Пожалуй, это было самое первое безболезненное чувство. Или не чувство, но мысли?
Вода холодная.
Сладкая.
— Сделает мне усекновение хвоста аль иных каких важных частей тела… про братца моего вообще молчу…
Бес.
У него вода.
Во фляге. Фляга старая, битая. Где взял? Лучше не спрашивать, а пить, пока вода еще есть… и Евдокия глотает, глотает, силясь наполинить пустоту внутри. И флягу не держит — держится за нее.
— Он у нас ныне в рассудке своем… поглянь, как скалится… ага… недоволен…
Голос есть, а Себастьяна нет. Точнее он присутствует, но где‑то вовне, отдельно от фляги, в которую Евдокия вцепилась.
Не человек — тень расплывчатая.
И еще одна рядом, но эта тоже — нелюдь.
Евдокия рассмеялась, до того замечательною показалась ей собственная шутка. И смех этот длился и длился.
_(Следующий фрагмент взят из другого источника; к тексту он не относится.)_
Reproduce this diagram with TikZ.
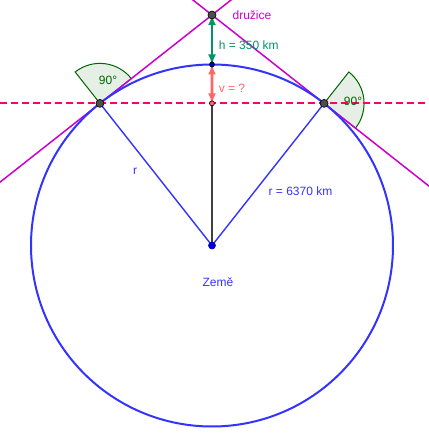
\documentclass[tikz,border=0pt]{standalone}
\usepackage{fontspec}
\setmainfont{Liberation Sans}
\usetikzlibrary{calc,arrows.meta}
\definecolor{modra}{RGB}{51,51,255}
\definecolor{fialova}{RGB}{204,0,204}
\definecolor{prerus}{RGB}{255,0,102}
\definecolor{zelena}{RGB}{0,150,100}
\definecolor{losos}{RGB}{255,102,102}
\definecolor{tmzelena}{RGB}{0,100,0}
\definecolor{sediva}{RGB}{77,77,77}
\begin{document}
\begin{tikzpicture}[x=1pt,y=1pt,
    bod/.style={circle,draw=black,line width=0.6pt,inner sep=0pt,minimum size=#1},
    uhel/.style={draw=tmzelena,fill=tmzelena!10,line width=1pt},
    sipka/.style={line width=2.6pt,{Latex[length=10pt,width=8pt]}-{Latex[length=10pt,width=8pt]}},
    popis/.style={font=\fontsize{12}{14}\selectfont,inner sep=0pt}]
% hranice
                \useasboundingbox (0,0) rectangle (429,440);
                \clip (0,0) rectangle (429,440);
% body
                \coordinate (C) at (212,194.5);
                \coordinate (S) at (212,425);
                \coordinate (T) at (212,375.5);
                \coordinate (A) at ($(C)+(128.26:181)$);
                \coordinate (B) at ($(C)+(51.74:181)$);
                \coordinate (V) at ($(A)!0.5!(B)$);
                \coordinate (L) at (0,336.6);
                \coordinate (P) at (429,336.6);
% pravé úhly
                \draw [uhel] (A) -- ++(38.26:40) arc [start angle=38.26, end angle=128.26, radius=40] -- cycle;
                \draw [uhel] (B) -- ++(-38.26:40) arc [start angle=-38.26, end angle=51.74, radius=40] -- cycle;
% tečny a vodorovná přímka
                \draw [color=prerus, line width=2.2pt, dash pattern=on 7pt off 4pt] (L) -- (P);
                \draw [draw=fialova, line width=1.5pt] ($(S)!-0.3!(A)$) -- ($(S)!2.2!(A)$);
                \draw [draw=fialova, line width=1.5pt] ($(S)!-0.3!(B)$) -- ($(S)!2.2!(B)$);
% Země
                \draw [draw=modra, line width=2pt] (C) circle [radius=181];
                \draw [draw=modra, line width=1.4pt] (A) -- (C) -- (B);
                \draw [draw=black!75, line width=1.4pt] (S) -- (C);
% výšky
                \draw [sipka, draw=zelena, fill=zelena] (S) -- (T);
                \draw [sipka, draw=losos, fill=losos] (T) -- (V);
% tečky
                \node [bod=8pt, fill=sediva] (s) at (S) {};
                \node [bod=8pt, fill=sediva] (a) at (A) {};
                \node [bod=8pt, fill=sediva] (b) at (B) {};
                \node [bod=5pt, fill=blue!80!black] (t) at (T) {};
                \node [bod=5pt, fill=losos] (v) at (V) {};
                \node [bod=7pt, fill=blue!90!black, draw=blue!60!black] (c) at (C) {};
% popisky
                \node [popis, text=fialova] (druzice) at (252,425) {družice};
                \node [popis, text=zelena] (h) at (248.7,395) {h = 350 km};
                \node [popis, text=losos] (vv) at (232,351.7) {v = ?};
                \node [popis, text=tmzelena] (u1) at (108,359.3) {90°};
                \node [popis, text=tmzelena] (u2) at (353,338.3) {90°};
                \node [popis, text=modra] (r1) at (135,269) {r};
                \node [popis, text=modra] (r2) at (300.5,249) {r = 6370 km};
                \node [popis, text=modra] (zeme) at (218,158.3) {Země};
            \end{tikzpicture}
\end{document}
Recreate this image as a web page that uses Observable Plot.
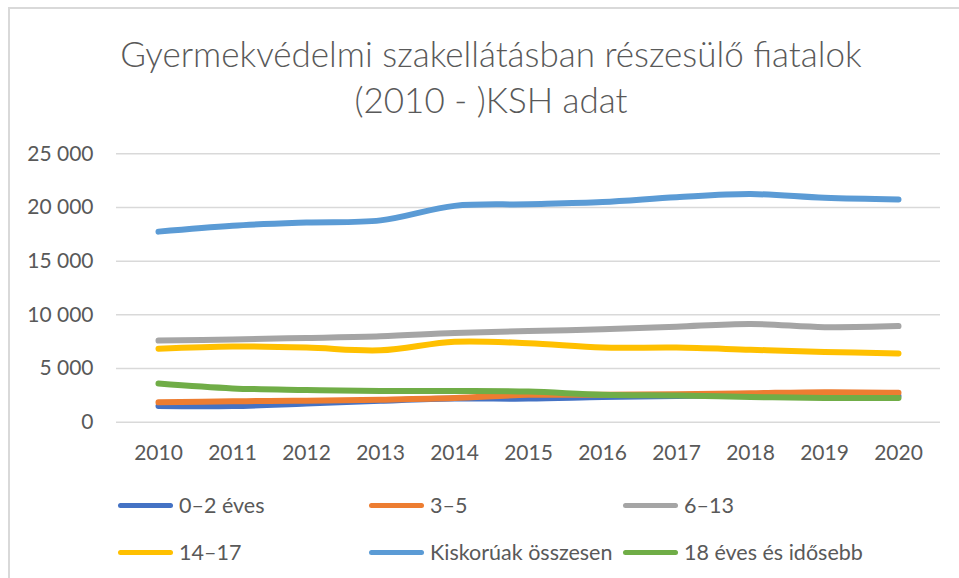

— Ну ты что… Дуся… уже все, почитай… осталось только в повозку эту загрузится и домой… мы же ж и дошли, и нашли… и подвигов совершили столько, что и внукам рассказывать хватит, и правнукам…
Глупости говорит.
Но пускай, покуда говорит, а Евдокия слышит, то и в теле собственном удержится. А оно, подведшее, оживало. Странно так, тянущей болью в руках и ногах, тяжестью в животе, будто туда не воду — камень подкинули.
— Я… — голос прозвучал надсаженно. — В… в порядке… наверное… Лихо…
— Тут он, — Себастьян флягу отобрал. — Собственною мордой наглою, в которую бы плюнуть…
Лихо зарычал.
А глаза человеческие. Жутко так… морда звериная, а глаза человеческие.
— И плюну, — Себастьяна рык не испугал нисколько. — Когда человеком станешь… нет, ты каким местом вообще думал, когда во все эти дела ввязался? Молчи, без тебя знаю, что не головой… головою думать — это сложно, не каждому дано…
Руку Евдокии подал, и она приняла.
Оперлась.
Удивилась вяло тому, что вовсе способна идти.
— Но вообще родственные лобзания и прочие радости предлагаю отложить, — Себастьян глядел не на Евдокию, на небо.
Серое небо, по которому расползалась клякса, будто кто‑то, с той стороны, чернила пролил… а может, и не чернила, но кислоту. Она разъедала небесную твердь. А как разъест до дыр, то и вниз хлынет.
— Не знаю, что это, но оно мне категорически не внушает симпатии — Себастьян старался держаться бодро, хотя чувство было такое, что с него шкуру заживо содрали. А после вновь натянули, но сперва щедро изнутри солью натерли.